Düsseldorf. Verbände befürchten einen "sozialen Kahlschlag" durch die neue schwarz-gelbe Bundesregierung. Für Menschen mit geringem Einkommen sei die Grenze des Zumutbaren jedoch bereits überschritten. Die Verbände hoffen darauf, dass Kanzlerin Angela Merkel die FDP zügelt.
Vor einer Politik des „sozialen Kahlschlages" hat die Präsidentin des größten deutschen Sozialverbandes VdK, Ulrike Mascher, die neue schwarz-gelbe Bundesregierung gewarnt. Union und FDP beginnen am Montag mit den Koalitionsgesprächen. „Ich setze darauf, dass Bundeskanzlerin Merkel die unsolidarischen Privatisierungspläne der FDP in der Gesundheits- und Pflegepolitik stoppt", sagte Mascher zur WAZ. Schon jetzt hätten viele Menschen den Eindruck, dass es nicht gerecht zugehe. Auch der Sozialverband Deutschland (SoVD) befürchtet eine drastische Verschlechterung der sozialen Sicherungssysteme, wenn umgesetzt werde, „was Repräsentanten der neuen Regierung von sich geben", sagte SoVD-Präsident Adolf Bauer im WAZ-Gespräch.
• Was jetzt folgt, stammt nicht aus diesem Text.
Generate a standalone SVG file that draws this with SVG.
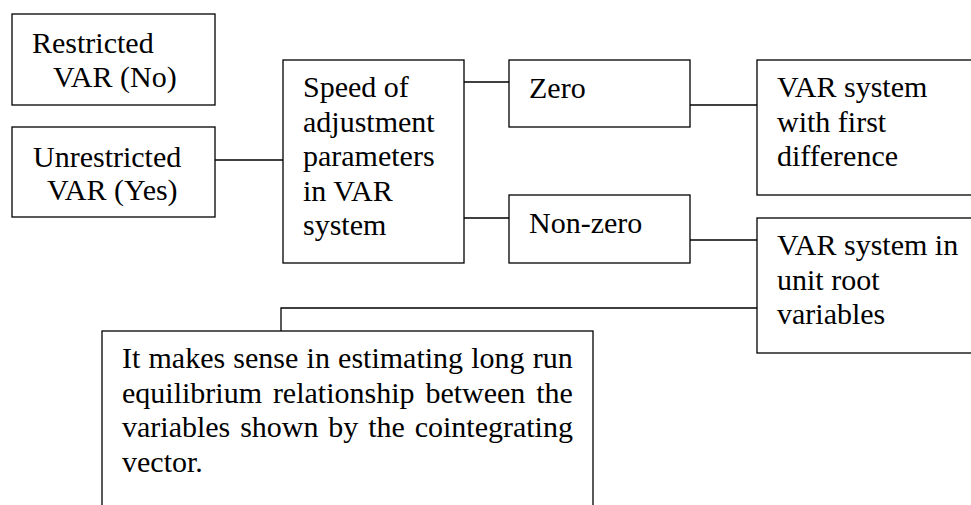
<svg xmlns="http://www.w3.org/2000/svg" width="971" height="505" viewBox="0 0 971 505">
  <style>
    .box { fill: #fff; stroke: #000; stroke-width: 1.3; }
    .link { fill: none; stroke: #000; stroke-width: 1.3; }
    text { font-family: "Liberation Serif", "Times New Roman", serif; font-size: 30px; fill: #000; }
  </style>
  <rect width="971" height="505" fill="#fff"/>

  <!-- connectors -->
  <g id="connectors">
    <line class="link" x1="215" y1="160" x2="283" y2="160"/>
    <line class="link" x1="464" y1="82" x2="509" y2="82"/>
    <line class="link" x1="464" y1="218" x2="509" y2="218"/>
    <line class="link" x1="690" y1="105" x2="757" y2="105"/>
    <line class="link" x1="690" y1="240" x2="757" y2="240"/>
    <polyline class="link" points="757,308 281,308 281,331"/>
  </g>

  <g id="restricted">
    <rect class="box" x="12" y="14" width="203" height="91"/>
    <text x="32" y="53">Restricted</text>
    <text x="53" y="87">VAR (No)</text>
  </g>

  <g id="unrestricted">
    <rect class="box" x="12" y="127" width="203" height="90"/>
    <text x="33" y="167">Unrestricted</text>
    <text x="47" y="200">VAR (Yes)</text>
  </g>

  <g id="speed">
    <rect class="box" x="283" y="60" width="181" height="203"/>
    <text x="303" y="97">Speed of</text>
    <text x="303" y="131.5">adjustment</text>
    <text x="303" y="166">parameters</text>
    <text x="303" y="201">in VAR</text>
    <text x="303" y="235">system</text>
  </g>

  <g id="zero">
    <rect class="box" x="509" y="60" width="181" height="67"/>
    <text x="529" y="98">Zero</text>
  </g>

  <g id="nonzero">
    <rect class="box" x="509" y="195" width="181" height="68"/>
    <text x="529" y="233">Non-zero</text>
  </g>

  <g id="first-difference">
    <rect class="box" x="757" y="60" width="230" height="135"/>
    <text x="777" y="97">VAR system</text>
    <text x="777" y="131.5">with first</text>
    <text x="777" y="166">difference</text>
  </g>

  <g id="unit-root">
    <rect class="box" x="757" y="218" width="230" height="135"/>
    <text x="777" y="255">VAR system in</text>
    <text x="777" y="289.5">unit root</text>
    <text x="777" y="323.5">variables</text>
  </g>

  <g id="cointegration">
    <rect class="box" x="102" y="331" width="491" height="200"/>
    <text x="122" y="368" word-spacing="0.7">It makes sense in estimating long run</text>
    <text x="122" y="403" word-spacing="3.4">equilibrium relationship between the</text>
    <text x="122" y="437" word-spacing="2.35">variables shown by the cointegrating</text>
    <text x="122" y="472">vector.</text>
  </g>
</svg>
Bauer und Mascher beziehen sich unter anderem auf Forderungen führender Politiker aus Union und FDP nach zusätzlicher privater Vorsorge für den Alters-, Krankheits- und Pflegefall. „Eine weitere Privatisierung sozialer Risiken wie Krankheit, Alter und Pflegebedürftigkeit lehnen wir aufs Schärfste ab", so der Präsident des Sozialverbandes in Düsseldorf. „Für Menschen mit geringem Einkommen ist die Grenze des Zumutbaren überschritten." Bauer sieht keinen Spielraum mehr für eine Zusatzbelastung der „kleinen Leute". Schon jetzt schreite die „Drei-Klassen-Medizin mit großen Schritten voran". Kassenpatienten, die gestrichene Leistungen nicht selbst finanzieren könnten, seien Krankenversicherte dritter Klasse.
"Wir beobachten genau, welche Schritte die neue Regierung plant"
VdK-Chefin Mascher sagte, die „soziale Balance" gerate in Gefahr, falls die neue Bundesregierung verstärkt auf die Privatisierung von Leistungen setze. Man könne nicht „Schutzschilde für Banken finanzieren, aber Arbeitnehmer und Rentner immer stärker belasten", so SoVD-Präsident Bauer. Noch wollten die Sozialverbände die Bevölkerung nicht zu Protesten mobilisieren. „Aber wir beobachten genau, welche Schritte die neue Regierung plant", so Bauer. NRW-Sozialminister Laumann (CDU) mahnte zur Mäßigung. Man dürfte nicht jede Form einer privaten Beteiligung an Sicherungssystemen „als Verrat an der Sozialpolitik ansehen".
Jeder dritte Bundesbürger rechnet laut ZDF-Politbarometer mit Einschnitten im Sozialbereich. Unionsfraktionschef Kauder geht davon aus, dass die Gespräche mit der FDP im Oktober abgeschlossen werden.